O Observatório sobre Crises e Alternativas acusa o Governo de ter critérios diferentes na leitura de projecções económicas com o objectivo de desconsiderar intencionalmente o sistema público de pensões. Baseando-se em contas “enviesadas”, diz esta estrutura do Centro de Estudos Sociais (CES) da Universidade de Coimbra, o executivo sobrevaloriza o peso das pensões na despesa pública.

No último número do Barómetro de Crises, divulgado esta semana, o observatório defende que o Governo de Pedro Passos Coelho parte de pressupostos inconsistentes para defender os cortes nas pensões – que representam a maior fatia das poupanças de 4800 milhões de euros previstas pelo executivo a partir do próximo ano.

Segundo o observatório coordenado por Manuel Carvalho da Silva, actual responsável pelo CES em Lisboa e ex-secretário-geral da CGTP, o Governo “baseia-se em projecções do peso da despesa em pensões no PIB em que o crescimento económico é sempre inferior a 2%”. Mas recorre a taxas de crescimento diferentes – “muito mais optimistas” – quando analisa a sustentabilidade da dívida pública, contrapõe.
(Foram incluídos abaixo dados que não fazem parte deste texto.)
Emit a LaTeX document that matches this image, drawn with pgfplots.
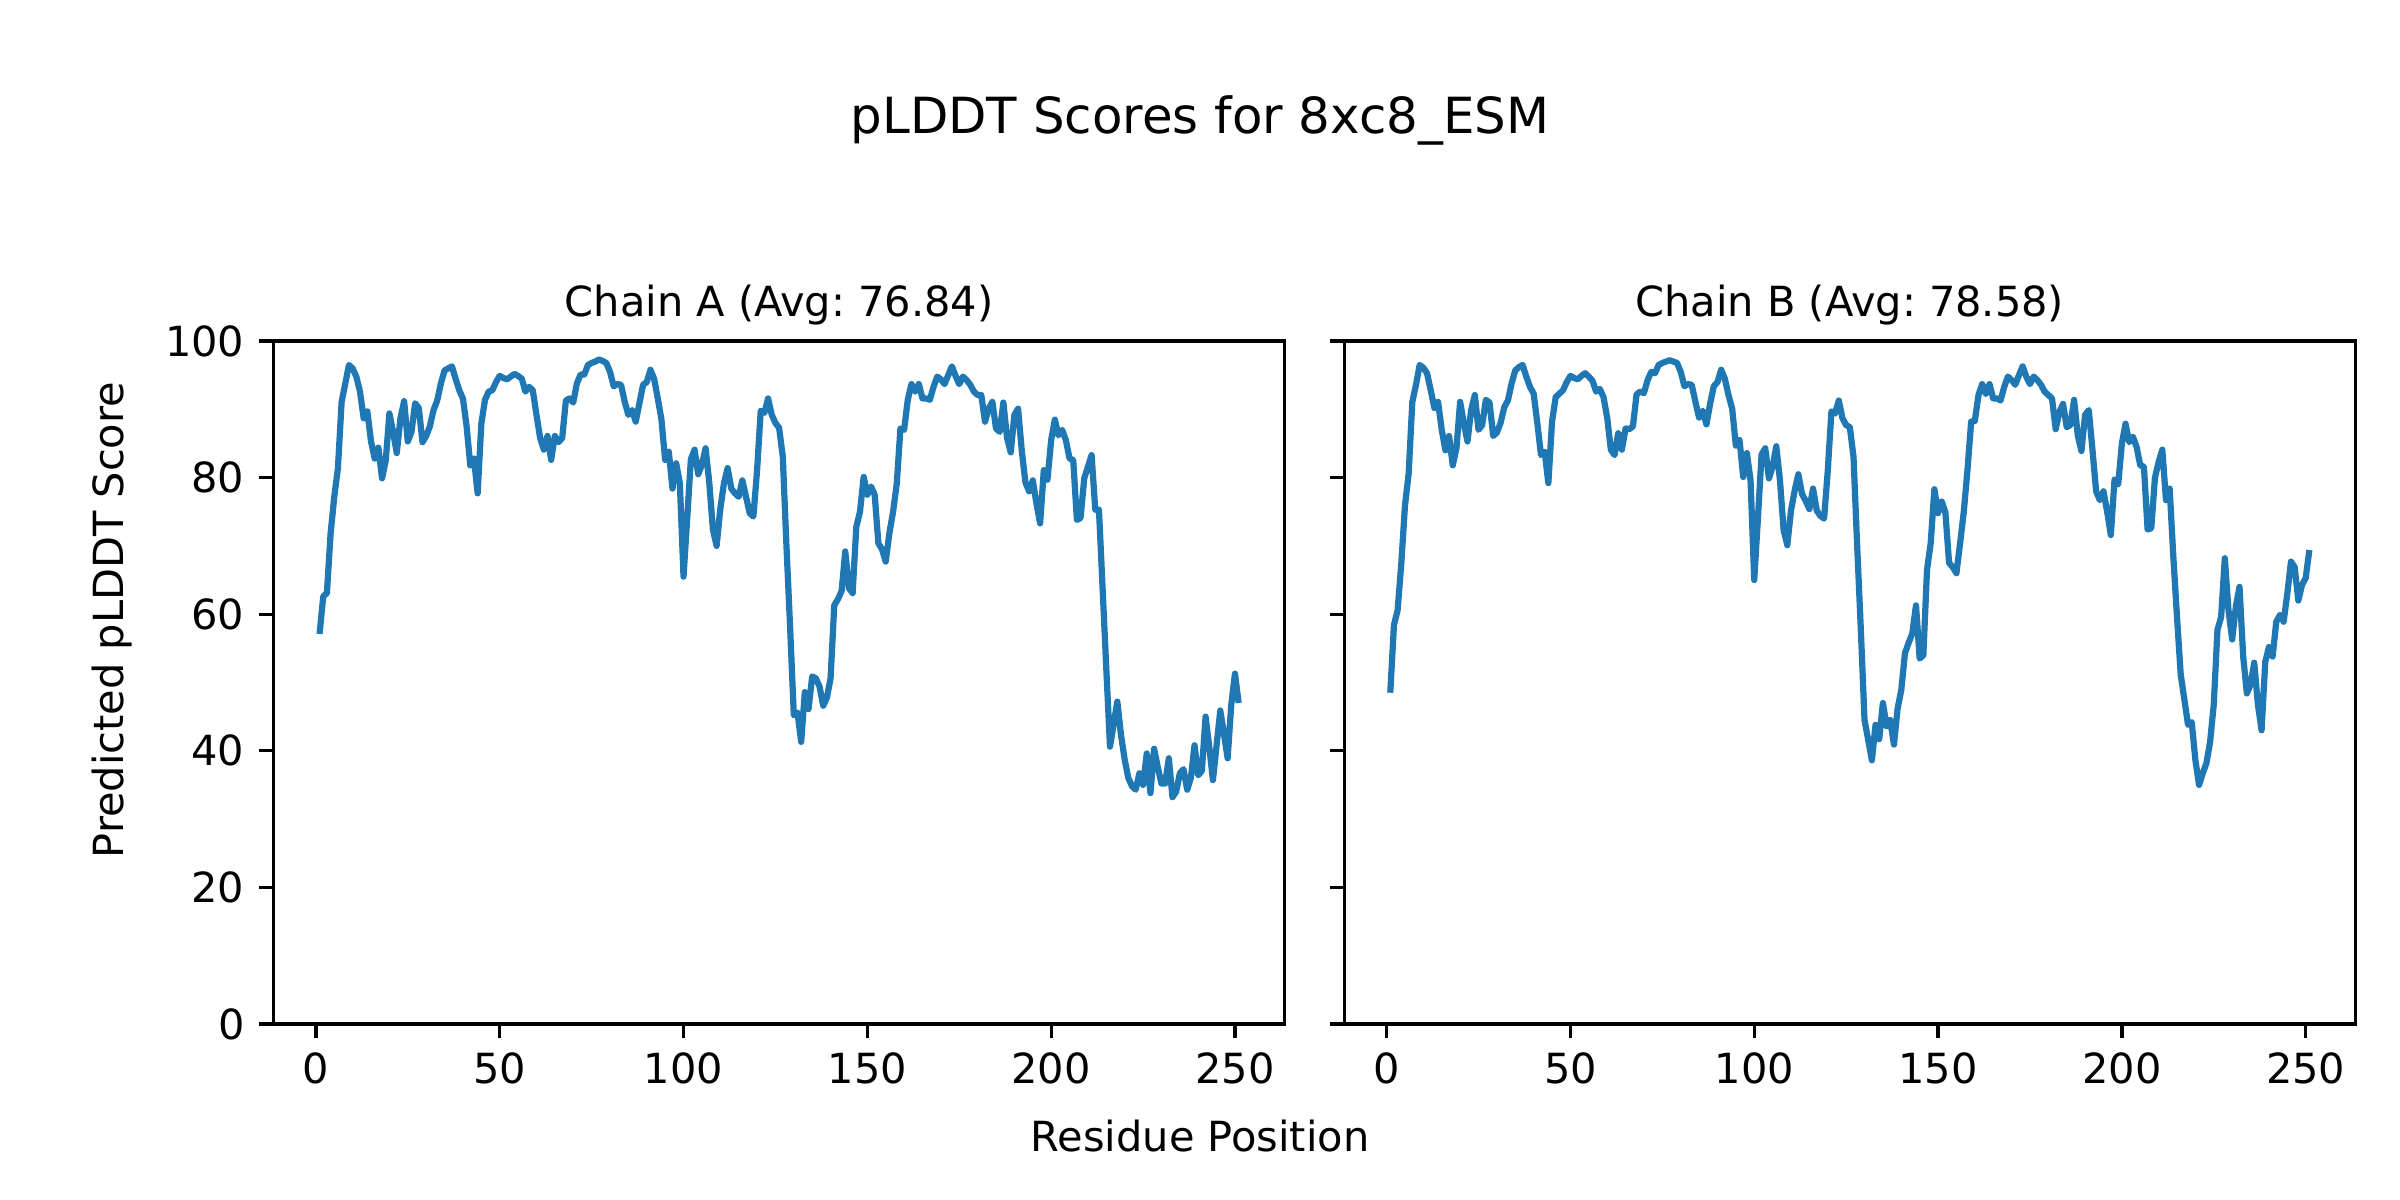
\documentclass[border=0pt]{standalone}
\usepackage{fontspec}
\setmainfont{DejaVu Sans}
\usepackage{pgfplots}
\usepackage{pgfplotstable}
\pgfplotsset{compat=1.18}
\definecolor{mplblue}{HTML}{1F77B4}
\frenchspacing

\pgfplotstableread{
x y
1 57.1
2 62.6
3 63.1
4 71.8
5 77.2
6 81.4
7 91.1
8 93.8
9 96.5
10 96.0
11 94.8
12 92.6
13 88.7
14 89.7
15 85.3
16 82.8
17 84.4
18 79.9
19 82.5
20 89.4
21 86.7
22 83.6
23 88.7
24 91.2
25 85.3
26 86.7
27 90.9
28 90.2
29 85.2
30 86.1
31 87.5
32 89.9
33 91.3
34 93.8
35 95.7
36 96.0
37 96.3
38 94.5
39 92.8
40 91.6
41 87.5
42 81.8
43 82.8
44 77.7
45 87.9
46 91.4
47 92.6
48 92.8
49 94.0
50 94.9
51 94.6
52 94.4
53 94.8
54 95.2
55 94.9
56 94.5
57 92.6
58 93.3
59 92.8
60 89.2
61 85.8
62 84.1
63 86.1
64 82.6
65 86.1
66 85.2
67 85.8
68 91.3
69 91.6
70 91.0
71 93.8
72 95.1
73 95.1
74 96.5
75 96.8
76 97.0
77 97.3
78 97.1
79 96.8
80 95.5
81 93.4
82 93.7
83 93.6
84 91.1
85 89.2
86 89.9
87 88.2
88 90.9
89 93.6
90 94.0
91 95.8
92 94.5
93 91.6
94 88.5
95 82.6
96 83.8
97 78.4
98 82.1
99 79.2
100 65.5
101 74.0
102 82.7
103 84.1
104 80.5
105 81.9
106 84.3
107 79.3
108 72.4
109 70.0
110 75.4
111 79.2
112 81.4
113 78.4
114 77.7
115 77.2
116 79.6
117 77.2
118 74.8
119 74.3
120 81.0
121 89.8
122 89.5
123 91.6
124 89.2
125 88.0
126 87.3
127 83.1
128 70.0
129 58.0
130 45.2
131 45.6
132 41.3
133 48.6
134 46.1
135 50.9
136 50.6
137 49.4
138 46.6
139 47.8
140 50.6
141 61.3
142 62.2
143 63.4
144 69.2
145 63.8
146 63.1
147 72.8
148 75.0
149 80.1
150 77.5
151 78.7
152 77.5
153 70.4
154 69.5
155 67.7
156 71.9
157 75.0
158 79.1
159 87.2
160 87.0
161 91.4
162 93.7
163 92.6
164 93.7
165 91.6
166 91.6
167 91.4
168 93.3
169 94.8
170 94.4
171 93.7
172 95.0
173 96.3
174 94.9
175 93.7
176 94.8
177 94.3
178 93.6
179 92.6
180 92.1
181 92.1
182 88.2
183 90.1
184 91.1
185 87.2
186 86.7
187 91.0
188 85.8
189 83.7
190 89.2
191 90.1
192 84.0
193 79.3
194 78.0
195 79.6
196 76.2
197 73.3
198 81.1
199 79.7
200 85.5
201 88.5
202 86.2
203 87.0
204 85.5
205 82.8
206 82.6
207 73.8
208 74.1
209 79.9
210 81.6
211 83.3
212 75.3
213 75.3
214 63.7
215 52.0
216 40.6
217 43.9
218 47.2
219 42.3
220 38.7
221 36.0
222 34.8
223 34.3
224 36.7
225 35.0
226 39.6
227 33.8
228 40.3
229 37.6
230 35.2
231 35.2
232 38.9
233 33.2
234 34.0
235 36.7
236 37.3
237 34.3
238 36.0
239 40.8
240 36.4
241 37.1
242 45.0
243 40.6
244 35.7
245 40.8
246 45.9
247 42.5
248 38.9
249 46.8
250 51.3
251 47.0
}\chainA

\pgfplotstableread{
x y
1 48.5
2 58.4
3 60.6
4 67.4
5 75.9
6 80.6
7 91.1
8 93.6
9 96.5
10 96.1
11 95.3
12 92.8
13 90.2
14 91.1
15 87.0
16 84.0
17 86.1
18 81.8
19 84.3
20 91.1
21 88.0
22 85.3
23 89.9
24 92.1
25 87.0
26 87.7
27 91.4
28 91.0
29 86.1
30 86.6
31 88.0
32 90.3
33 91.3
34 93.8
35 95.7
36 96.2
37 96.5
38 94.8
39 93.3
40 92.3
41 88.0
42 83.3
43 83.8
44 79.2
45 88.2
46 91.8
47 92.3
48 92.8
49 94.0
50 94.9
51 94.6
52 94.4
53 94.9
54 95.3
55 94.8
56 94.2
57 92.6
58 93.0
59 91.8
60 88.8
61 84.1
62 83.3
63 86.5
64 84.1
65 87.2
66 87.1
67 87.5
68 92.2
69 92.6
70 92.4
71 94.3
72 95.5
73 95.3
74 96.5
75 96.8
76 97.0
77 97.2
78 97.0
79 96.8
80 95.5
81 93.4
82 93.7
83 93.6
84 91.1
85 88.8
86 89.8
87 87.8
88 90.8
89 93.4
90 94.0
91 95.8
92 94.5
93 92.1
94 90.1
95 84.7
96 85.5
97 80.1
98 83.6
99 79.6
100 65.0
101 74.0
102 83.4
103 84.3
104 79.9
105 81.6
106 84.6
107 79.6
108 72.3
109 70.1
110 75.2
111 78.1
112 80.5
113 77.6
114 76.6
115 75.4
116 78.4
117 75.2
118 74.4
119 74.0
120 81.0
121 89.7
122 89.4
123 91.3
124 88.7
125 87.7
126 87.4
127 83.1
128 70.0
129 57.7
130 44.5
131 41.6
132 38.6
133 43.8
134 41.7
135 47.0
136 43.6
137 44.5
138 40.9
139 46.2
140 48.9
141 54.3
142 55.8
143 57.2
144 61.3
145 53.5
146 54.0
147 66.5
148 70.4
149 78.3
150 74.8
151 76.5
152 74.9
153 67.5
154 66.9
155 66.0
156 70.4
157 75.0
158 81.1
159 88.2
160 88.3
161 92.1
162 93.7
163 92.3
164 93.7
165 91.6
166 91.6
167 91.3
168 93.3
169 94.8
170 94.3
171 93.6
172 95.0
173 96.3
174 94.8
175 93.7
176 94.8
177 94.3
178 93.6
179 92.6
180 92.1
181 91.6
182 87.1
183 89.6
184 90.8
185 87.4
186 87.7
187 91.4
188 86.2
189 83.9
190 89.2
191 89.9
192 84.1
193 78.0
194 76.7
195 78.0
196 75.0
197 71.6
198 79.7
199 79.0
200 85.0
201 87.9
202 85.2
203 86.0
204 84.5
205 81.8
206 81.6
207 72.4
208 72.6
209 80.0
210 82.3
211 84.1
212 76.7
213 78.4
214 68.4
215 59.6
216 51.2
217 47.5
218 43.8
219 44.2
220 38.6
221 35.0
222 36.7
223 38.2
224 41.3
225 46.8
226 57.7
227 59.6
228 68.2
229 60.6
230 56.3
231 61.1
232 64.0
233 53.8
234 48.4
235 49.7
236 52.9
237 46.8
238 43.0
239 53.0
240 55.2
241 53.8
242 58.9
243 59.9
244 58.9
245 63.0
246 67.7
247 66.9
248 62.0
249 64.3
250 65.3
251 69.4
}\chainB

\pgfplotsset{
  plddt/.style={
    scale only axis,
    width=3.37in, height=2.276in,
    xmin=-11.5, xmax=263.5, ymin=0, ymax=100,
    xtick={0,50,...,250}, ytick={0,20,...,100},
    xtick pos=bottom, ytick pos=left,
    tick align=outside,
    major tick length=3.5pt,
    every tick/.style={black, line width=0.8pt},
    axis line style={line width=0.8pt},
    tick label style={font=\fontsize{10}{12}\selectfont},
    /pgf/number format/assume math mode=true,
    title style={font=\fontsize{10}{12}\selectfont, at={(0.5,1)}, anchor=base, yshift=0pt},
  },
  chainline/.style={color=mplblue, line width=1.5pt, line join=round, no markers},
}

\begin{document}
\begin{tikzpicture}
\path[use as bounding box] (0,0) rectangle (8in,4in);
\begin{axis}[plddt, at={(0.912in,0.587in)}, anchor=south west,
  title={Chain A (Avg: 76.84)}]
\addplot[chainline] table[x=x,y=y] {\chainA};
\end{axis}
\begin{axis}[plddt, at={(4.481in,0.587in)}, anchor=south west,
  title={Chain B (Avg: 78.58)}, yticklabels={}]
\addplot[chainline] table[x=x,y=y] {\chainB};
\end{axis}
\node[anchor=base, font=\fontsize{12}{14}\selectfont] at (4in,3.556in) {pLDDT Scores for 8xc8\_ESM};
\node[anchor=base, font=\fontsize{10}{12}\selectfont] at (4in,0.161in) {Residue Position};
\node[rotate=90, font=\fontsize{10}{12}\selectfont] at (0.372in,1.933in) {Predicted pLDDT Score};
\end{tikzpicture}
\end{document}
De acordo com a análise desta estrutura, no Documento de Estratégia Orçamental, o Ministério das Finanças aponta “para um crescimento económico de 1,5% em 2015, de 1,8% em 2016 e 2,2% em 2017, e para um crescimento nominal médio de 3,5% entre 2012 e 2040 a que corresponde um crescimento real de 2% (assumindo que se mantém a previsão de inflação de 1,5% estimada para 2017)”. Mas, ao mesmo tempo, acrescenta, “as previsões feitas para a evolução da despesa com pensões e seus impactos no défice orçamental assumem explicitamente as projecções do Grupo de Trabalho sobre Envelhecimento da Comissão Europeia onde o crescimento económico anual previsto é sempre inferior (em 2015, 0,5%, em média entre 2010 e 2060, 1,2%)”.

Por esta razão, o Observatório sobre Crises e Alternativas defende que o Governo parte de “pressupostos de crescimento optimistas quando se trata de argumentar a sustentabilidade da dívida pública (por exemplo) e [de] pressupostos pessimistas quando se quer sugerir a insustentabilidade da Segurança Social”. A isto acrescenta que as contas do Governo se revelam também “enviesadas” porque este apresenta “a despesa em pensões no seu valor bruto, e não o seu valor já descontado da carga fiscal”.

O observatório encara as mudanças propostas pelo executivo não como um movimento isolado do Governo português, mas como resultado das políticas europeias no sentido de uma reconfiguração dos sistemas públicos de pensões. Por isso “devem ser entendidas num movimento mais alargado que precede o início do programa de ajustamento traduzido no memorando de entendimento com a troika”, defende-se no relatório.

“Não se prevendo o crescimento da despesa com pensões que seria expectável à luz da evolução demográfica, como se justifica a prioridade conferida à redução da despesa pública com os regimes de pensões?”

É neste sentido que o observatório se refere a uma “sobrevalorização da despesa em pensões” como justificação dos cortes com o objectivo de promover “intencionalmente perspectivas pessimistas sobre a capacidade do sistema público em prover uma pensão digna no futuro”. O que “promovem, na realidade, [são] os sistemas voluntários privados”, contrapõe.